Section 280A: Rules for Deducting Home and Business Expenses
Explore the nuances of Section 280A, focusing on how to effectively allocate and deduct home and business expenses for tax purposes.
Explore the nuances of Section 280A, focusing on how to effectively allocate and deduct home and business expenses for tax purposes.
Section 280A of the Internal Revenue Code provides rules for taxpayers seeking to deduct expenses related to the use of their home for business purposes. As remote work and home-based businesses become more common, understanding these deductions is essential for managing tax liabilities.
Section 280A distinguishes between residential and business uses of a home for tax purposes. To qualify for deductions, a portion of the home must be used exclusively and regularly for business activities. For example, a home office cannot also serve as a guest room. The exclusive use test is strict, and failing to meet it disqualifies the taxpayer from claiming deductions.
The regular use test requires consistent use of the space for business purposes. A consultant who occasionally works from home but primarily operates from a rented office may not meet this criterion. These factors are evaluated on a case-by-case basis, highlighting the importance of detailed records to support claims.
When a home is used for both personal and business purposes, only the portion of expenses tied to the business use is deductible. This is determined by calculating the percentage of the home used for business, often by dividing the square footage of the business space by the total square footage of the home. For instance, if a 300-square-foot office occupies a 3,000-square-foot home, 10% of the home’s expenses may be deductible.
Direct expenses, such as repairs specific to the office, are fully deductible, while indirect expenses like utilities, insurance, and maintenance must be apportioned using the business-use percentage. Personal expenses unrelated to the business are not deductible. Maintaining accurate records is crucial to substantiate these calculations, especially in case of an IRS audit.

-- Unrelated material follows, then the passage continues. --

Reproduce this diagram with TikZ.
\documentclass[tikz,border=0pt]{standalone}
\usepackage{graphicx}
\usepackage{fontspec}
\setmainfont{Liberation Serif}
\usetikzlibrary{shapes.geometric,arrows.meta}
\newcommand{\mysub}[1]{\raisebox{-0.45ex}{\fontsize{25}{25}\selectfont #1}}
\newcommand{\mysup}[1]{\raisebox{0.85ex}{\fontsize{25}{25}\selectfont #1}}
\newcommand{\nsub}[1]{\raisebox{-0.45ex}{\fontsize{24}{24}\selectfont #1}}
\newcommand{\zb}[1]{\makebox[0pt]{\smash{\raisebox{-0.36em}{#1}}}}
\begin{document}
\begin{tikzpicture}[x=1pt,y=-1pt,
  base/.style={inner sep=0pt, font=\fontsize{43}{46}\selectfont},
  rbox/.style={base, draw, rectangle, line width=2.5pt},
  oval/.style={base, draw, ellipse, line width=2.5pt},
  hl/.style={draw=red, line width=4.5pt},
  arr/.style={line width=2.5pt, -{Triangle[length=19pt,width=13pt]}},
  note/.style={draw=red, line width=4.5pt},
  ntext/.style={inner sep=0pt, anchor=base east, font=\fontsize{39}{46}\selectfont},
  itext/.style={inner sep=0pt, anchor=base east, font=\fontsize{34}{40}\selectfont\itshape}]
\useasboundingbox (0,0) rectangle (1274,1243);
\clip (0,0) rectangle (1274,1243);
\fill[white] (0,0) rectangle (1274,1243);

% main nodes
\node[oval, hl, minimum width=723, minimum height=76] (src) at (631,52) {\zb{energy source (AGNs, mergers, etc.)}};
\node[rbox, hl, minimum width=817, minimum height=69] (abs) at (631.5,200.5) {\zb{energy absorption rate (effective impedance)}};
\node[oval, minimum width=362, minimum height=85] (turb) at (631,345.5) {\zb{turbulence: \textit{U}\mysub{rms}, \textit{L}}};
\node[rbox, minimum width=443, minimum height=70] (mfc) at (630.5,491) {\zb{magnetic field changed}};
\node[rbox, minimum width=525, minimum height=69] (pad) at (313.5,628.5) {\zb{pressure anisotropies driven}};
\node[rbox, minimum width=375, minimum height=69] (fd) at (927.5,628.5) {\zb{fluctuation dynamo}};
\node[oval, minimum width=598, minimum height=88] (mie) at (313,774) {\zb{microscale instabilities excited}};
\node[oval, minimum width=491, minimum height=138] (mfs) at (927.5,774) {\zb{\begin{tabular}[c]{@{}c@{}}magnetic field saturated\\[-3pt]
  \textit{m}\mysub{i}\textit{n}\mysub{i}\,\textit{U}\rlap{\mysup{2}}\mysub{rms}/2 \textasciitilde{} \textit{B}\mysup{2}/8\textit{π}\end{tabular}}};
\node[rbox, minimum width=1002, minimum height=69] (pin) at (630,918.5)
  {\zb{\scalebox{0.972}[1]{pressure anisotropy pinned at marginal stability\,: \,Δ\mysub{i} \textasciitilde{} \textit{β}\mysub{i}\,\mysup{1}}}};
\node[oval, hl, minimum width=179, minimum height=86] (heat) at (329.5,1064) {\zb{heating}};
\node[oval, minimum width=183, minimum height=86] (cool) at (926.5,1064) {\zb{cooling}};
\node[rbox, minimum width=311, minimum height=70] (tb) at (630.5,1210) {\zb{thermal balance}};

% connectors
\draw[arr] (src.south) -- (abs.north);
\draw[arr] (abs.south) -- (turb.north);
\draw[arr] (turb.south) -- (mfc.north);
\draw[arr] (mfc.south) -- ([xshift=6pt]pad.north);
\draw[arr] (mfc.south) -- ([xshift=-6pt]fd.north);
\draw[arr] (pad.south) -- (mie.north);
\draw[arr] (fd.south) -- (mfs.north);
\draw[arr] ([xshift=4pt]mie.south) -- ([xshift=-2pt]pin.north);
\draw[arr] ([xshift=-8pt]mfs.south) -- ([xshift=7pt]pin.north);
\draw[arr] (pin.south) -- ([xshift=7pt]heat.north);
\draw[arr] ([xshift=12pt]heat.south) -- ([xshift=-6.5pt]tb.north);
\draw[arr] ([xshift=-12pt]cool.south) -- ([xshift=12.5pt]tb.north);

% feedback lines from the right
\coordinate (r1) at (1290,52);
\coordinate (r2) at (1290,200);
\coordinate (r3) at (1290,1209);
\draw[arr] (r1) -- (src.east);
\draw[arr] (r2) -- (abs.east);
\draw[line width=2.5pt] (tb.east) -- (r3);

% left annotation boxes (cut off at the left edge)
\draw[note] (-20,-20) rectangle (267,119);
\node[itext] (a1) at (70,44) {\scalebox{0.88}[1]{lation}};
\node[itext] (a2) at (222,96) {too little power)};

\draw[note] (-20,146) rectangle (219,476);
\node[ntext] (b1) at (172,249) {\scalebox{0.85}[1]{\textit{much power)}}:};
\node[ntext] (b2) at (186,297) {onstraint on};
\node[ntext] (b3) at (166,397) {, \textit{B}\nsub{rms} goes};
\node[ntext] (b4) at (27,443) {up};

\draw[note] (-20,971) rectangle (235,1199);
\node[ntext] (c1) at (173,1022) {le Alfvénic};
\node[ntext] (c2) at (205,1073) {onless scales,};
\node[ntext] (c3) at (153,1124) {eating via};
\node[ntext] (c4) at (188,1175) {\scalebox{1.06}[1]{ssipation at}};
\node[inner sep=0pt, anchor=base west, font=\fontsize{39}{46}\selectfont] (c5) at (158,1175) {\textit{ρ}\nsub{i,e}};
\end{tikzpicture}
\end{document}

Mortgage interest is deductible based on the business-use percentage of the home. For example, if a taxpayer pays $10,000 in annual mortgage interest and uses 10% of their home for business, $1,000 can be deducted. The Tax Cuts and Jobs Act of 2017 limits deductions on home equity loans unless the funds are used to buy, build, or improve the home. Taxpayers should retain records, such as Form 1098 from their lender, to verify interest payments.
Real estate taxes are deductible according to the business-use percentage of the home. The Tax Cuts and Jobs Act capped the total deduction for state and local taxes, including real estate taxes, at $10,000. For example, if annual real estate taxes total $5,000 and 10% of the home is used for business, $500 is deductible. Taxpayers should keep accurate records of tax payments, as these figures may be reviewed during audits.
Homeowners’ insurance premiums can also be partially deducted based on the business-use percentage. For instance, if annual premiums total $1,200 and 10% of the home is used for business, $120 is deductible. Additional business-specific insurance, such as liability coverage, is fully deductible. Reviewing insurance policies to ensure adequate coverage for both personal and business purposes and keeping documentation of premium payments is essential for accurate deductions.
To report deductions under Section 280A, taxpayers use Form 8829, “Expenses for Business Use of Your Home,” which calculates allowable expenses. This form integrates with Schedule C, “Profit or Loss from Business,” to reflect the impact of these deductions on taxable income.
Maintaining detailed records, including utility bills, mortgage statements, and insurance invoices, is critical to substantiate claims. These records not only ensure accurate reporting but also provide a defense in case of an audit. Consistency in reporting year over year is also important, as discrepancies can attract scrutiny.